Should the courses prove successful and helpful, OREA may expand its continuing education offering to include other topic and subject areas. To expand the continuing education offering over time, OREA will consider partnering with other established institutions, such as the Real Estate Institute of Canada (“REIC”), to develop and deliver program content and credentials.
Another potential component of the continuing education offering would be a Speaker’s Bureau service. This offering would see OREA create a list of pre-vetted speakers who would be available to attend various local Member Board events for a fee paid by the local Member Board. These speakers would be experts in their field and offer a new tool for Member Boards to inform and educate their membership about new and emerging challenges in the real estate industry. Together with the expansion of continuing education courses, these two offerings could significantly increase the professional standards in the industry.
Continuing education is intended to be a high value offering to individual REALTORS® and to the entire real estate industry. The industry and individual REALTORS® will benefit through the increased professionalization and commitment to high standards, best practices, and up-to-date real estate knowledge that would be taught in these courses. This is especially timely as the Ontario Government’s new real estate legislation, The Trust in Real Estate Services Act, is targeted at improving professionalism in the real estate industry.
This idea would involve OREA making financial resources available to fund facilitation services and contribute to technology investments that are critical to bringing Member Boards together to agree on policies, standards, and enabling infrastructure to share MLS® data. OREA would not invest or create its own process or technology. Any investment would be in existing, or expanded, Member Board initiatives to expand MLS® data sharing and access.
This funding would be particularly helpful for smaller Member Boards who may not have any reserve funds to explore these options and potential benefits despite wanting to do so.
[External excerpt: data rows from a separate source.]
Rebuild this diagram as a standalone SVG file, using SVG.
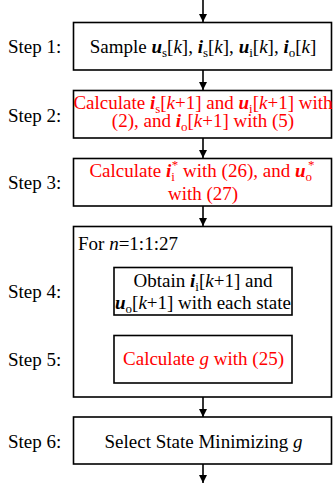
<svg xmlns="http://www.w3.org/2000/svg" width="333" height="491" viewBox="0 0 333 491" font-family="'Liberation Serif', 'DejaVu Serif', serif" font-size="19">
  <style>
    text { font-family: 'Liberation Serif', 'DejaVu Serif', serif; font-size: 19px; fill: #000; }
    .red { fill: #ff0000; }
    .bi { font-weight: bold; font-style: italic; }
    .it { font-style: italic; }
    .sm { font-size: 13px; }
    .box { fill: #fff; stroke: #000; stroke-width: 1.6; }
    .conn { stroke: #000; stroke-width: 1.6; fill: none; }
  </style>
  <defs>
    <marker id="arrow" viewBox="0 0 8 8" refX="8" refY="4" markerWidth="8" markerHeight="8" markerUnits="userSpaceOnUse" orient="auto">
      <path d="M0,0 L8,4 L0,8 Z" fill="#000"/>
    </marker>
  </defs>

  <rect width="333" height="491" fill="#fff"/>

  <!-- step labels -->
  <g id="labels">
    <text x="8" y="53">Step 1:</text>
    <text x="8" y="122">Step 2:</text>
    <text x="8" y="189">Step 3:</text>
    <text x="8" y="298">Step 4:</text>
    <text x="8" y="366">Step 5:</text>
    <text x="8" y="448">Step 6:</text>
  </g>

  <!-- connectors -->
  <g id="connectors" class="conn" marker-end="url(#arrow)">
    <line x1="203" y1="0" x2="203" y2="22"/>
    <line x1="203" y1="70" x2="203" y2="90"/>
    <line x1="203" y1="138" x2="203" y2="158"/>
    <line x1="203" y1="206" x2="203" y2="226"/>
    <line x1="203" y1="315" x2="203" y2="335"/>
    <line x1="203" y1="397" x2="203" y2="417"/>
    <line x1="203" y1="464" x2="203" y2="483"/>
  </g>

  <g id="step1">
    <rect class="box" x="73.5" y="22.5" width="258" height="47.5"/>
    <text x="203" y="53" text-anchor="middle">Sample <tspan class="bi">u</tspan><tspan class="sm" dy="4">s</tspan><tspan dy="-4">[</tspan><tspan class="it">k</tspan>], <tspan class="bi">i</tspan><tspan class="sm" dy="4">s</tspan><tspan dy="-4">[</tspan><tspan class="it">k</tspan>], <tspan class="bi">u</tspan><tspan class="sm" dy="4">i</tspan><tspan dy="-4">[</tspan><tspan class="it">k</tspan>], <tspan class="bi">i</tspan><tspan class="sm" dy="4">o</tspan><tspan dy="-4">[</tspan><tspan class="it">k</tspan>]</text>
  </g>

  <g id="step2">
    <rect class="box" x="73.5" y="90.5" width="258" height="47.5"/>
    <text class="red" x="203" y="109" text-anchor="middle">Calculate <tspan class="bi">i</tspan><tspan class="sm" dy="4">s</tspan><tspan dy="-4">[</tspan><tspan class="it">k</tspan>+1] and <tspan class="bi">u</tspan><tspan class="sm" dy="4">i</tspan><tspan dy="-4">[</tspan><tspan class="it">k</tspan>+1] with</text>
    <text class="red" x="203" y="127" text-anchor="middle">(2), and <tspan class="bi">i</tspan><tspan class="sm" dy="4">o</tspan><tspan dy="-4">[</tspan><tspan class="it">k</tspan>+1] with (5)</text>
  </g>

  <g id="step3">
    <rect class="box" x="73.5" y="158.5" width="258" height="47.5"/>
    <text class="red" x="202" y="177" text-anchor="middle">Calculate <tspan class="bi">i</tspan><tspan class="sm" dy="4">i</tspan><tspan class="sm" dx="-3" dy="-12">*</tspan><tspan dy="8"> with (26), and </tspan><tspan class="bi">u</tspan><tspan class="sm" dy="4">o</tspan><tspan class="sm" dx="-4" dy="-12">*</tspan></text>
    <text class="red" x="203" y="200" text-anchor="middle">with (27)</text>
  </g>

  <g id="loop">
    <rect class="box" x="73.5" y="226.5" width="258" height="170.5"/>
    <text x="78" y="250">For <tspan class="it">n</tspan>=1:1:27</text>
  </g>

  <g id="step4">
    <rect class="box" x="114" y="267.5" width="178" height="47.5"/>
    <text x="203" y="287" text-anchor="middle">Obtain <tspan class="bi">i</tspan><tspan class="sm" dy="4">i</tspan><tspan dy="-4">[</tspan><tspan class="it">k</tspan>+1] and</text>
    <text x="203" y="309" text-anchor="middle"><tspan class="bi">u</tspan><tspan class="sm" dy="4">o</tspan><tspan dy="-4">[</tspan><tspan class="it">k</tspan>+1] with each state</text>
  </g>

  <g id="step5">
    <rect class="box" x="114" y="335.5" width="178" height="47.5"/>
    <text class="red" x="203.5" y="365" text-anchor="middle">Calculate <tspan class="it">g</tspan> with (25)</text>
  </g>

  <g id="step6">
    <rect class="box" x="73.5" y="417" width="258" height="47"/>
    <text x="203.5" y="448" text-anchor="middle">Select State Minimizing <tspan class="it">g</tspan></text>
  </g>
</svg>
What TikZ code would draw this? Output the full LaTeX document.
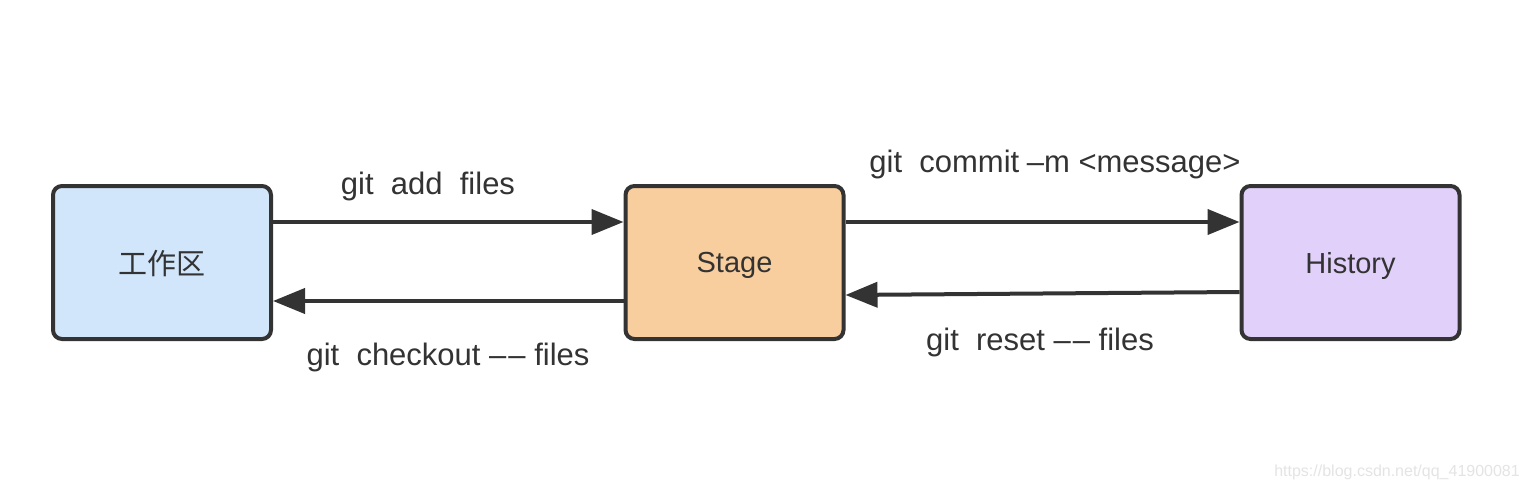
\documentclass[tikz,border=0pt]{standalone}
\usepackage{fontspec}
\setmainfont{Liberation Sans}
\newfontfamily\cjk{Noto Sans CJK SC}
\usetikzlibrary{arrows.meta}
\definecolor{ink}{HTML}{333333}
\definecolor{bluefill}{HTML}{D1E5FB}
\definecolor{orangefill}{HTML}{F8CE9E}
\definecolor{purplefill}{HTML}{E1D1FA}
\definecolor{wm}{HTML}{E4E4E4}
\newcommand{\dd}{–\kern2pt–}
\tikzset{
  box/.style={draw=ink, line width=4pt, rounded corners=9pt, minimum width=218pt, minimum height=153pt, inner sep=0pt, font=\fontsize{29}{32}\selectfont, text=ink, text depth=0pt},
  conn/.style={draw=ink, line width=4pt, -{Triangle[length=32pt,width=25pt]}},
  lbl/.style={font=\fontsize{31}{34}\selectfont, text=ink, inner sep=0pt}
}
\begin{document}
\begin{tikzpicture}[x=1pt,y=-1pt]
\useasboundingbox[fill=white] (0,0) rectangle (1528,492);
\node[box, fill=bluefill] (W) at (162,262.5) {\cjk 工作区};
\node[box, fill=orangefill] (S) at (734.5,262.5) {Stage};
\node[box, fill=purplefill] (H) at (1350.5,262.5) {History};
\draw[conn] ([yshift=40.5pt]W.east) -- ([yshift=40.5pt]S.west);
\draw[conn] ([yshift=-38.5pt]S.west) -- ([yshift=-38.5pt]W.east);
\draw[conn] ([yshift=40.5pt]S.east) -- ([yshift=40.5pt]H.west);
\draw[conn] ([yshift=-29.5pt]H.west) -- ([yshift=-32.5pt]S.east);
\node[lbl] (l1) at (428,186) {git\ \ add\ \ files};
\node[lbl] (l2) at (448,357) {git\ \ checkout \dd\ files};
\node[lbl] (l3) at (1055,164) {git\ \ commit \kern-1pt–m <message>};
\node[lbl] (l4) at (1040,342) {git\ \ reset \dd\ files};
\node[font=\fontsize{16}{18}\selectfont, text=wm, inner sep=0pt, anchor=east] (wmk) at (1520,472) {https://blog.csdn.net/qq\_41900081};
\end{tikzpicture}
\end{document}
Some Member Boards may not need the resources, but by providing access to facilitative funding, they may be more willing, or better able, to pursue the change sooner – thereby benefitting more Members faster. Additionally, cost-sharing of technology investments to permit data sharing would be included for consideration as part of the offering.
There are several benefits related to REALTORS® on the ground – including the ease of movement if a REALTOR® moves from one part of the province to another and can still use the same data system they were previously familiar with. Other examples include if a REALTOR® is selling properties within the jurisdiction of multiple different Member Boards at the same time. In this case, they would be able to operate seamlessly despite the physical difference in location.
Even further, better geographic data would enable Members to have better insights into how property sales trends in one area may be affecting sales in other areas of the province. A shared data catalogue would even improve the professionalism of the industry by avoiding the potential for a consumer to have access to information that their REALTOR® does not.